А больно было оттого, что Пушкин лежал в развалинах и ни одного человека, ни одного не встретили мы на своем пути. Немцы не оставили в Пушкине русских людей. Кого замучили и убили, кто умер от голода, кого угнали в Германию. Никому из пушкинцев не пришлось дождаться дня освобождения в своем городе. Неживая тишина и полное, трагическое, угрюмое безлюдье царили на улицах, среди обугленных, полувзорванных или сожженных домов и молчаливых черных парков. О, хоть бы один человек, хоть бы старуха какая-нибудь выползла из подвала и попалась навстречу – потому что нестерпимо хотелось встретить здесь долгожданного, родного, своего, обнять его, поплакать вместе с ним слезами радости, погоревать над разорением, среди которого произошла наша встреча, и, улыбнувшись, сказать друг другу: «Ничего. Обстроимся, наладимся. Главное – вместе, на своей земле».

Но никого, никого не встретили мы, двигаясь к Лицею, ни одного живого существа.

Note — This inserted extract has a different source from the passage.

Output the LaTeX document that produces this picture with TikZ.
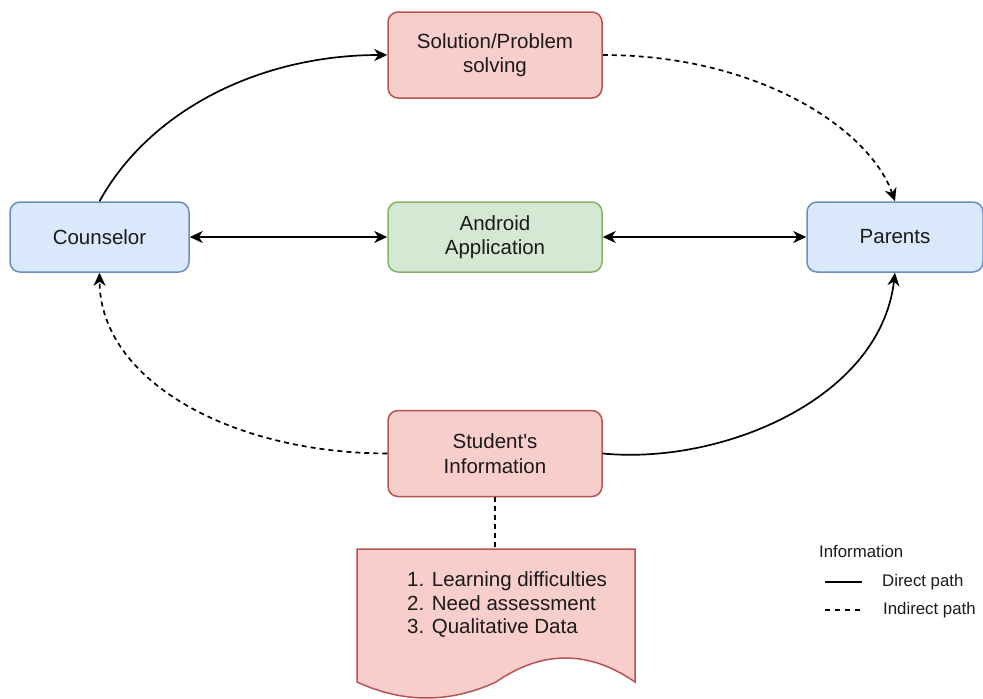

Видимо, все находившиеся в городе – несколько патрулей, несколько саперов – ощущали это давящее безлюдье, невыносимое для общительной души русского человека, да еще охваченного радостью победы. И удивительно ласково, бережно как-то обращались немногие пришедшие в город люди друг с другом: встретясь, тотчас же вступали в дружеский разговор, предупреждали о минной опасности, улыбались друг другу: о да, необходимо было человеческое тепло, рукопожатие, речь – среди этих горьких развалин, на вновь обретенной своей земле. Что она – без человека?

У Екатерининского дворца встретил нас патруль; начальник козырнул, представился, любовно поглядел на наше гражданское платье.

– Из Ленинграда? Разрешите, пожалуйста, командировочки.